**DATASET RECORDS:**
--

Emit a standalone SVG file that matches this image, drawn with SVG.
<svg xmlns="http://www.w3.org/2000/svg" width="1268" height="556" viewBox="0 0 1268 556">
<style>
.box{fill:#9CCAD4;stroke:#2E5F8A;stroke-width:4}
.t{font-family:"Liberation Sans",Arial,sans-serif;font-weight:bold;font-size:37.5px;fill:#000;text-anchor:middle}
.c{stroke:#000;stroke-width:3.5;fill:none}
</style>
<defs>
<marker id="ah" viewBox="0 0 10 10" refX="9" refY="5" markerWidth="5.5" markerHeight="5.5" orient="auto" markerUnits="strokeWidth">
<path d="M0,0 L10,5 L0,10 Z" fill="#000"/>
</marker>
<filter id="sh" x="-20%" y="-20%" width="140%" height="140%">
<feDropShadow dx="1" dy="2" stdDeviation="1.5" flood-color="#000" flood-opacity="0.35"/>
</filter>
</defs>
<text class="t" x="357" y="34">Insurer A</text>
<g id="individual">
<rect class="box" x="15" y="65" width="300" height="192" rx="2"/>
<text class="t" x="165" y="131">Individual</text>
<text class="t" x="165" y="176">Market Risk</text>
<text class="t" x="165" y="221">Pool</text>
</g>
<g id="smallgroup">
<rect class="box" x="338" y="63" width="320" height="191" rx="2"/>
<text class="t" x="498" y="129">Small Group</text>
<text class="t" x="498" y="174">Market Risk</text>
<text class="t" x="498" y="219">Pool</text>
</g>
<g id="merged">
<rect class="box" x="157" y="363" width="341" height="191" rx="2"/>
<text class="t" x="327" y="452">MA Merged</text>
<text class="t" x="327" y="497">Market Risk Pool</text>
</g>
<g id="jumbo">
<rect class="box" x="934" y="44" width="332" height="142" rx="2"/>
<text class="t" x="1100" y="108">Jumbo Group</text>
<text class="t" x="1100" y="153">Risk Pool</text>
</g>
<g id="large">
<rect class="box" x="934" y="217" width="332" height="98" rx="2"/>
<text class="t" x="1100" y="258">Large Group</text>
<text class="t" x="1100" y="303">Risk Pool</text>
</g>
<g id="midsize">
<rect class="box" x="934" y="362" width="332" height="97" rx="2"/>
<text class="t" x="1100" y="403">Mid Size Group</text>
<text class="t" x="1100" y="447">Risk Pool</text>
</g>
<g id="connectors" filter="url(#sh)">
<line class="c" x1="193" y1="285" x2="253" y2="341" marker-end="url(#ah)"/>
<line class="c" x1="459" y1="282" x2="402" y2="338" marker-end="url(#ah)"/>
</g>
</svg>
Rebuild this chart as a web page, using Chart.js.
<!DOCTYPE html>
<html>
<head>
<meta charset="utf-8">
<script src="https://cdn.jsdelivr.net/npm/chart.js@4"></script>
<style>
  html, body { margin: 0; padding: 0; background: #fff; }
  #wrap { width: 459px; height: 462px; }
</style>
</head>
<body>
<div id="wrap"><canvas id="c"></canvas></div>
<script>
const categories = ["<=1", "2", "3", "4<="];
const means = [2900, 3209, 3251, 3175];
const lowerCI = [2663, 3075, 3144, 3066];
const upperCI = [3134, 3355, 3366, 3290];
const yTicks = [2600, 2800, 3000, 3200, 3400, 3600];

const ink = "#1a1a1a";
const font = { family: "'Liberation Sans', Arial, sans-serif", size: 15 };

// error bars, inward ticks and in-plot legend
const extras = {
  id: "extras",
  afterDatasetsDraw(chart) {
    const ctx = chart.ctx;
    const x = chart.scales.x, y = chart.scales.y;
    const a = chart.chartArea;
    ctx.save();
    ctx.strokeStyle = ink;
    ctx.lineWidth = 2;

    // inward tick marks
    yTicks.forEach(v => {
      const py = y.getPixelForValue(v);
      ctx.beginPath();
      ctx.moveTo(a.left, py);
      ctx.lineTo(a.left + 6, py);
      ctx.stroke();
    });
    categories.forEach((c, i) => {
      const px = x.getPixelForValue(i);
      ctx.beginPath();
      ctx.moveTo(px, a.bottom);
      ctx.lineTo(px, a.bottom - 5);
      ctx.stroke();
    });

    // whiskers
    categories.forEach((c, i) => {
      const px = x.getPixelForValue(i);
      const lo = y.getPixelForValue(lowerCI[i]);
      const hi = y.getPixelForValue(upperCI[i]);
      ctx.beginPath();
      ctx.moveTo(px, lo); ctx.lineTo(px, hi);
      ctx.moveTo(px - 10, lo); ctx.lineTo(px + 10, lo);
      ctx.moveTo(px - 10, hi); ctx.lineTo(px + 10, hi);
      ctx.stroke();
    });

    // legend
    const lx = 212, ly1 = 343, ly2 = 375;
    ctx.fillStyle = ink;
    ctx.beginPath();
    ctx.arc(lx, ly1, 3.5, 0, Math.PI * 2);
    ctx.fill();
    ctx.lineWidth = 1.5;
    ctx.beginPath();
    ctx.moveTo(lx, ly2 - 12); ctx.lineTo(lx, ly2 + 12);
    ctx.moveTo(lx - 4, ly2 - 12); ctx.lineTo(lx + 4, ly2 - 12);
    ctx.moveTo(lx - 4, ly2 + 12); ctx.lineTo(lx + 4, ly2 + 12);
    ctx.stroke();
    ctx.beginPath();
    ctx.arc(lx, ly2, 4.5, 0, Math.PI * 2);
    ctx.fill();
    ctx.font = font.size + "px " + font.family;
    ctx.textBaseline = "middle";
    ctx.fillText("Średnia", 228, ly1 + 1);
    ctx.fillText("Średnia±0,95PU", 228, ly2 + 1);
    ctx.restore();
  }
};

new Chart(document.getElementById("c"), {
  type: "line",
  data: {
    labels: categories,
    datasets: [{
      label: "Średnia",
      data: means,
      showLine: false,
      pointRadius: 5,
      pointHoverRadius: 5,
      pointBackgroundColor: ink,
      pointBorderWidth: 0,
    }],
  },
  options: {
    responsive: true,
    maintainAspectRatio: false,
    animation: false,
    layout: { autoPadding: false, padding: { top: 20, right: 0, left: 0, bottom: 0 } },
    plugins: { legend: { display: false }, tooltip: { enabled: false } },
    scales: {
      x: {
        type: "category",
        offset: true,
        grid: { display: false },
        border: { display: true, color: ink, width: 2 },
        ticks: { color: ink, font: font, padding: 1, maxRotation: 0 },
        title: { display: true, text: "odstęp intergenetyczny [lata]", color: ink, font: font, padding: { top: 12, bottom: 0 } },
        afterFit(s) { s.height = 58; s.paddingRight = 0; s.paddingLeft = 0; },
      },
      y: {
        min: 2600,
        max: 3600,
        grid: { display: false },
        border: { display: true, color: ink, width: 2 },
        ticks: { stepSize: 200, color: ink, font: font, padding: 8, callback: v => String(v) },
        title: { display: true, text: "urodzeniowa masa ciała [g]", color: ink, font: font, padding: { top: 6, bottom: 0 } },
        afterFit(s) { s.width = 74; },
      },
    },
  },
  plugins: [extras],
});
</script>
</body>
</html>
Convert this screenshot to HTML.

--

**REQUIREMENTS:**
Write out every record, exactly as written.

**ANSWER FOR THE TASK:**
Emit a standalone SVG file that matches this image, drawn with SVG.
<svg xmlns="http://www.w3.org/2000/svg" width="1268" height="556" viewBox="0 0 1268 556">
<style>
.box{fill:#9CCAD4;stroke:#2E5F8A;stroke-width:4}
.t{font-family:"Liberation Sans",Arial,sans-serif;font-weight:bold;font-size:37.5px;fill:#000;text-anchor:middle}
.c{stroke:#000;stroke-width:3.5;fill:none}
</style>
<defs>
<marker id="ah" viewBox="0 0 10 10" refX="9" refY="5" markerWidth="5.5" markerHeight="5.5" orient="auto" markerUnits="strokeWidth">
<path d="M0,0 L10,5 L0,10 Z" fill="#000"/>
</marker>
<filter id="sh" x="-20%" y="-20%" width="140%" height="140%">
<feDropShadow dx="1" dy="2" stdDeviation="1.5" flood-color="#000" flood-opacity="0.35"/>
</filter>
</defs>
<text class="t" x="357" y="34">Insurer A</text>
<g id="individual">
<rect class="box" x="15" y="65" width="300" height="192" rx="2"/>
<text class="t" x="165" y="131">Individual</text>
<text class="t" x="165" y="176">Market Risk</text>
<text class="t" x="165" y="221">Pool</text>
</g>
<g id="smallgroup">
<rect class="box" x="338" y="63" width="320" height="191" rx="2"/>
<text class="t" x="498" y="129">Small Group</text>
<text class="t" x="498" y="174">Market Risk</text>
<text class="t" x="498" y="219">Pool</text>
</g>
<g id="merged">
<rect class="box" x="157" y="363" width="341" height="191" rx="2"/>
<text class="t" x="327" y="452">MA Merged</text>
<text class="t" x="327" y="497">Market Risk Pool</text>
</g>
<g id="jumbo">
<rect class="box" x="934" y="44" width="332" height="142" rx="2"/>
<text class="t" x="1100" y="108">Jumbo Group</text>
<text class="t" x="1100" y="153">Risk Pool</text>
</g>
<g id="large">
<rect class="box" x="934" y="217" width="332" height="98" rx="2"/>
<text class="t" x="1100" y="258">Large Group</text>
<text class="t" x="1100" y="303">Risk Pool</text>
</g>
<g id="midsize">
<rect class="box" x="934" y="362" width="332" height="97" rx="2"/>
<text class="t" x="1100" y="403">Mid Size Group</text>
<text class="t" x="1100" y="447">Risk Pool</text>
</g>
<g id="connectors" filter="url(#sh)">
<line class="c" x1="193" y1="285" x2="253" y2="341" marker-end="url(#ah)"/>
<line class="c" x1="459" y1="282" x2="402" y2="338" marker-end="url(#ah)"/>
</g>
</svg>
Rebuild this chart as a web page, using Chart.js.
<!DOCTYPE html>
<html>
<head>
<meta charset="utf-8">
<script src="https://cdn.jsdelivr.net/npm/chart.js@4"></script>
<style>
  html, body { margin: 0; padding: 0; background: #fff; }
  #wrap { width: 459px; height: 462px; }
</style>
</head>
<body>
<div id="wrap"><canvas id="c"></canvas></div>
<script>
const categories = ["<=1", "2", "3", "4<="];
const means = [2900, 3209, 3251, 3175];
const lowerCI = [2663, 3075, 3144, 3066];
const upperCI = [3134, 3355, 3366, 3290];
const yTicks = [2600, 2800, 3000, 3200, 3400, 3600];

const ink = "#1a1a1a";
const font = { family: "'Liberation Sans', Arial, sans-serif", size: 15 };

// error bars, inward ticks and in-plot legend
const extras = {
  id: "extras",
  afterDatasetsDraw(chart) {
    const ctx = chart.ctx;
    const x = chart.scales.x, y = chart.scales.y;
    const a = chart.chartArea;
    ctx.save();
    ctx.strokeStyle = ink;
    ctx.lineWidth = 2;

    // inward tick marks
    yTicks.forEach(v => {
      const py = y.getPixelForValue(v);
      ctx.beginPath();
      ctx.moveTo(a.left, py);
      ctx.lineTo(a.left + 6, py);
      ctx.stroke();
    });
    categories.forEach((c, i) => {
      const px = x.getPixelForValue(i);
      ctx.beginPath();
      ctx.moveTo(px, a.bottom);
      ctx.lineTo(px, a.bottom - 5);
      ctx.stroke();
    });

    // whiskers
    categories.forEach((c, i) => {
      const px = x.getPixelForValue(i);
      const lo = y.getPixelForValue(lowerCI[i]);
      const hi = y.getPixelForValue(upperCI[i]);
      ctx.beginPath();
      ctx.moveTo(px, lo); ctx.lineTo(px, hi);
      ctx.moveTo(px - 10, lo); ctx.lineTo(px + 10, lo);
      ctx.moveTo(px - 10, hi); ctx.lineTo(px + 10, hi);
      ctx.stroke();
    });

    // legend
    const lx = 212, ly1 = 343, ly2 = 375;
    ctx.fillStyle = ink;
    ctx.beginPath();
    ctx.arc(lx, ly1, 3.5, 0, Math.PI * 2);
    ctx.fill();
    ctx.lineWidth = 1.5;
    ctx.beginPath();
    ctx.moveTo(lx, ly2 - 12); ctx.lineTo(lx, ly2 + 12);
    ctx.moveTo(lx - 4, ly2 - 12); ctx.lineTo(lx + 4, ly2 - 12);
    ctx.moveTo(lx - 4, ly2 + 12); ctx.lineTo(lx + 4, ly2 + 12);
    ctx.stroke();
    ctx.beginPath();
    ctx.arc(lx, ly2, 4.5, 0, Math.PI * 2);
    ctx.fill();
    ctx.font = font.size + "px " + font.family;
    ctx.textBaseline = "middle";
    ctx.fillText("Średnia", 228, ly1 + 1);
    ctx.fillText("Średnia±0,95PU", 228, ly2 + 1);
    ctx.restore();
  }
};

new Chart(document.getElementById("c"), {
  type: "line",
  data: {
    labels: categories,
    datasets: [{
      label: "Średnia",
      data: means,
      showLine: false,
      pointRadius: 5,
      pointHoverRadius: 5,
      pointBackgroundColor: ink,
      pointBorderWidth: 0,
    }],
  },
  options: {
    responsive: true,
    maintainAspectRatio: false,
    animation: false,
    layout: { autoPadding: false, padding: { top: 20, right: 0, left: 0, bottom: 0 } },
    plugins: { legend: { display: false }, tooltip: { enabled: false } },
    scales: {
      x: {
        type: "category",
        offset: true,
        grid: { display: false },
        border: { display: true, color: ink, width: 2 },
        ticks: { color: ink, font: font, padding: 1, maxRotation: 0 },
        title: { display: true, text: "odstęp intergenetyczny [lata]", color: ink, font: font, padding: { top: 12, bottom: 0 } },
        afterFit(s) { s.height = 58; s.paddingRight = 0; s.paddingLeft = 0; },
      },
      y: {
        min: 2600,
        max: 3600,
        grid: { display: false },
        border: { display: true, color: ink, width: 2 },
        ticks: { stepSize: 200, color: ink, font: font, padding: 8, callback: v => String(v) },
        title: { display: true, text: "urodzeniowa masa ciała [g]", color: ink, font: font, padding: { top: 6, bottom: 0 } },
        afterFit(s) { s.width = 74; },
      },
    },
  },
  plugins: [extras],
});
</script>
</body>
</html>
Convert this screenshot to HTML.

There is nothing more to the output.